The complex politics concerning the covert opposition of the Greek government towards the protection to the monk seals in the eastern Aegean in the late 1970s is described in a book by William Johnson.[60] Oil companies apparently may have been using the monk seal sanctuary project as a stalking horse to encourage greater cooperation between the Greek and Turkish governments as a preliminary to pushing for oil extraction rights in a geopolitically unstable area. According to Johnson, the Greek secret service, the YPEA, were against such moves and sabotaged the project to the detriment of both the seals and conservationists, who, unaware of such covert motivations, sought only to protect the species and its habitat.
One of the largest groups among the foundations concentrating their efforts towards the preservation of the Mediterranean monk seal is the Mediterranean Seal Research Group (Turkish: Akdeniz Foklarını Araştırma Grubu) operating under the Underwater Research Foundation (Turkish: Sualtı Araştırmaları Derneği) in Turkey (also known as SAD-AFAG). The group has taken initiative in joint preservation efforts together with the Foça municipal officials, as well as phone, fax, and email hotlines for sightings.[61]

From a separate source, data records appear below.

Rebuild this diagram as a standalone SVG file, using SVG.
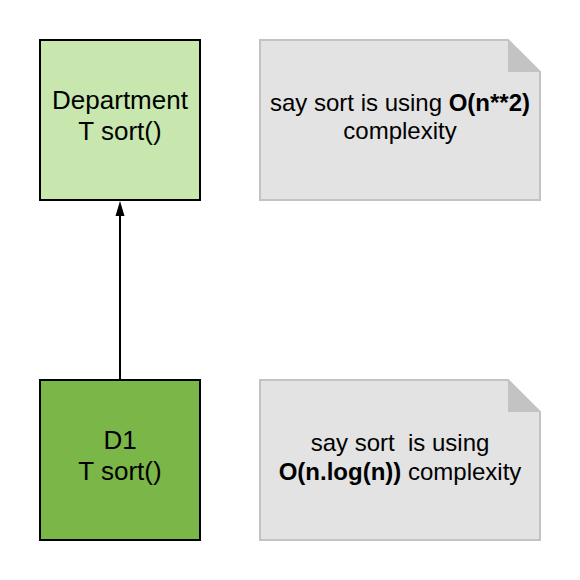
<svg xmlns="http://www.w3.org/2000/svg" width="580" height="580" viewBox="0 0 580 580">
<style>
.box{stroke:#000;stroke-width:2}
.note{fill:#e3e3e3;stroke:#c3c3c3;stroke-width:2}
.fold{fill:#c3c3c3}
text{font-family:"Liberation Sans",Arial,sans-serif;font-size:24px;fill:#000;text-anchor:middle}
.n{font-size:26px}
.b{font-weight:bold}
</style>
<rect width="580" height="580" fill="#fff"/>
<g id="connectors">
<path d="M120,379 L120,216" stroke="#000" stroke-width="2" fill="none"/>
<path d="M120,201 L115.5,216 L124.5,216 Z" fill="#000"/>
</g>
<g id="department">
<rect class="box" x="40" y="40" width="160" height="160" fill="#c7e7af"/>
<text class="n" x="120" y="109">Department</text>
<text class="n" x="120" y="140">T sort()</text>
</g>
<g id="d1">
<rect class="box" x="40" y="380" width="160" height="160" fill="#7ab648"/>
<text class="n" x="120" y="449">D1</text>
<text class="n" x="120" y="480">T sort()</text>
</g>
<g id="note1">
<path class="note" d="M260,40 L508,40 L540,72 L540,200 L260,200 Z"/>
<path class="fold" d="M508,40 L540,72 L508,72 Z"/>
<text x="400" y="111">say sort is using <tspan class="b">O(n**2)</tspan></text>
<text x="400" y="139">complexity</text>
</g>
<g id="note2">
<path class="note" d="M260,380 L508,380 L540,412 L540,540 L260,540 Z"/>
<path class="fold" d="M508,380 L540,412 L508,412 Z"/>
<text x="400" y="451" xml:space="preserve" style="white-space:pre">say sort  is using</text>
<text x="400" y="480"><tspan class="b">O(n.log(n))</tspan> complexity</text>
</g>
</svg>
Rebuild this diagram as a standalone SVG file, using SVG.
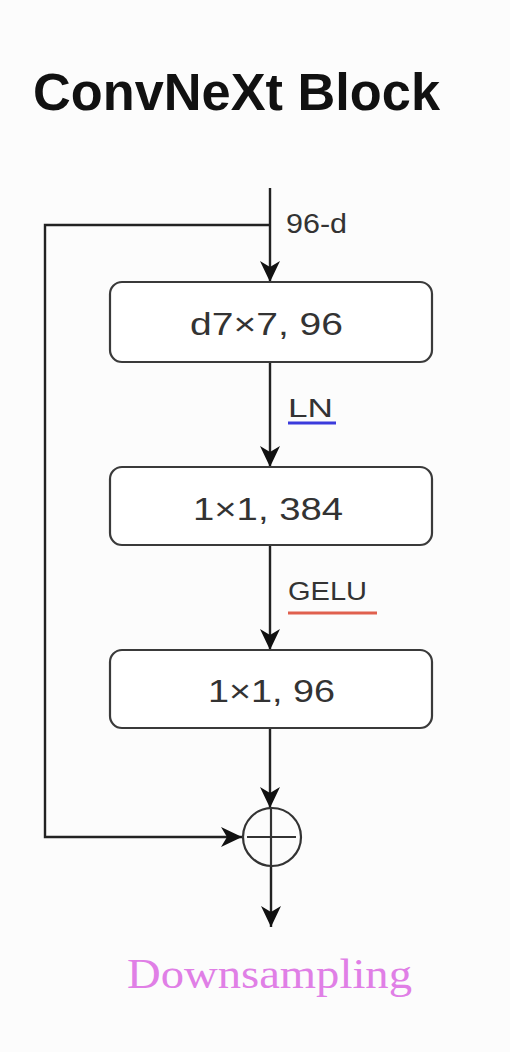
<svg xmlns="http://www.w3.org/2000/svg" width="510" height="1052" viewBox="0 0 510 1052">
  <style>
    .box { fill: #ffffff; stroke: #3a3a3a; stroke-width: 2.2; }
    .lbl { font-family: "Liberation Sans", Arial, sans-serif; fill: #333333; }
    .edge { fill: none; stroke: #222222; stroke-width: 2.4; }
  </style>
  <defs>
    <marker id="arr" markerUnits="userSpaceOnUse" markerWidth="24" markerHeight="24" viewBox="0 0 24 24" refX="22" refY="12" orient="auto">
      <path d="M22,12 L1,2 L7,12 L1,22 Z" fill="#111111"/>
    </marker>
  </defs>
  <rect width="510" height="1052" fill="#fcfcfc"/>

  <text x="33" y="110" font-family="'Liberation Sans', Arial, sans-serif" font-weight="bold" font-size="51" fill="#111111" textLength="407" lengthAdjust="spacingAndGlyphs">ConvNeXt Block</text>

  <g id="connectors">
    <line class="edge" x1="270" y1="188" x2="270" y2="282" marker-end="url(#arr)"/>
    <polyline class="edge" points="270,225 45,225 45,837 242,837" marker-end="url(#arr)"/>
    <line class="edge" x1="270" y1="362" x2="270" y2="467" marker-end="url(#arr)"/>
    <line class="edge" x1="270" y1="545" x2="270" y2="650" marker-end="url(#arr)"/>
    <line class="edge" x1="270" y1="728" x2="270" y2="808" marker-end="url(#arr)"/>
    <line class="edge" x1="271" y1="866" x2="271" y2="927" marker-end="url(#arr)"/>
    <text class="lbl" x="286" y="233" font-size="27" fill="#555555" textLength="61" lengthAdjust="spacingAndGlyphs">96-d</text>
    <g id="label-ln">
      <text class="lbl" x="288" y="417" font-size="26" textLength="45" lengthAdjust="spacingAndGlyphs">LN</text>
      <line x1="288" y1="423" x2="336" y2="423" stroke="#3b3bdc" stroke-width="3"/>
    </g>
    <g id="label-gelu">
      <text class="lbl" x="288" y="600" font-size="25" textLength="79" lengthAdjust="spacingAndGlyphs">GELU</text>
      <line x1="288" y1="613" x2="377" y2="613" stroke="#e0604e" stroke-width="3.2"/>
    </g>
  </g>

  <g id="node-dwconv">
    <rect class="box" x="110" y="282" width="322" height="80" rx="12"/>
    <text class="lbl" x="190" y="335" font-size="32" textLength="153" lengthAdjust="spacingAndGlyphs">d7×7, 96</text>
  </g>
  <g id="node-pw1">
    <rect class="box" x="110" y="467" width="322" height="78" rx="12"/>
    <text class="lbl" x="193" y="520" font-size="32" textLength="150" lengthAdjust="spacingAndGlyphs">1×1, 384</text>
  </g>
  <g id="node-pw2">
    <rect class="box" x="110" y="650" width="322" height="78" rx="12"/>
    <text class="lbl" x="208" y="702" font-size="32" textLength="127" lengthAdjust="spacingAndGlyphs">1×1, 96</text>
  </g>
  <g id="node-add">
    <circle cx="272" cy="837" r="29" fill="none" stroke="#333333" stroke-width="2.2"/>
    <line x1="247" y1="837" x2="296" y2="837" stroke="#333333" stroke-width="2.2"/>
    <line x1="271" y1="808" x2="271" y2="866" stroke="#333333" stroke-width="2.2"/>
  </g>
  <g id="node-downsampling">
    <text x="127" y="988" font-family="'Liberation Serif', 'Times New Roman', serif" font-size="43" fill="#e07fe6" textLength="285" lengthAdjust="spacingAndGlyphs">Downsampling</text>
  </g>
</svg>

Preservation of the species requires both the preservation of land and sea, due to the need for terrestrial haul-out sites and caves or caverns for the animal to rest and reproduce. Even though responsible scuba diving instructors hesitate to make trips to known seal caves, the rumor of a seal sighting quickly becomes a tourist attraction for many. Irresponsible scuba diving trips scare the seals away from caves which could become habitation for the species.
The Environment and Urbanization Minister of Turkey announced on 18 November 2019 that a plan was proposed to further preserve the species to allow the sub species of Foça, Gökova, Datça and Bozburun to increase in numbers.[62]
Conservation
Under the auspices of the Convention on Migratory Species of Wild Animals (CMS), also known as the Bonn Convention, the Memorandum of Understanding (MoU) concerning Conservation Measures for the Eastern Atlantic Populations of the Mediterranean Monk Seal was concluded and came into effect on 18 October 2007. The MoU covers four range States (Mauritania, Morocco, Portugal and Spain), all of which have signed, and aims at providing a legal and institutional framework for the implementation of the Action Plan for the Recovery of the Mediterranean Monk Seal in the Eastern Atlantic.
As there are indications of small population increases in the subpopulations, as of 2015, the Mediterranean monk seal’s IUCN conservation status has been updated from critically endangered to endangered in keeping with the IUCN’s speed-of-decline criteria, with a recommendation for re-assessment in 2020.[1]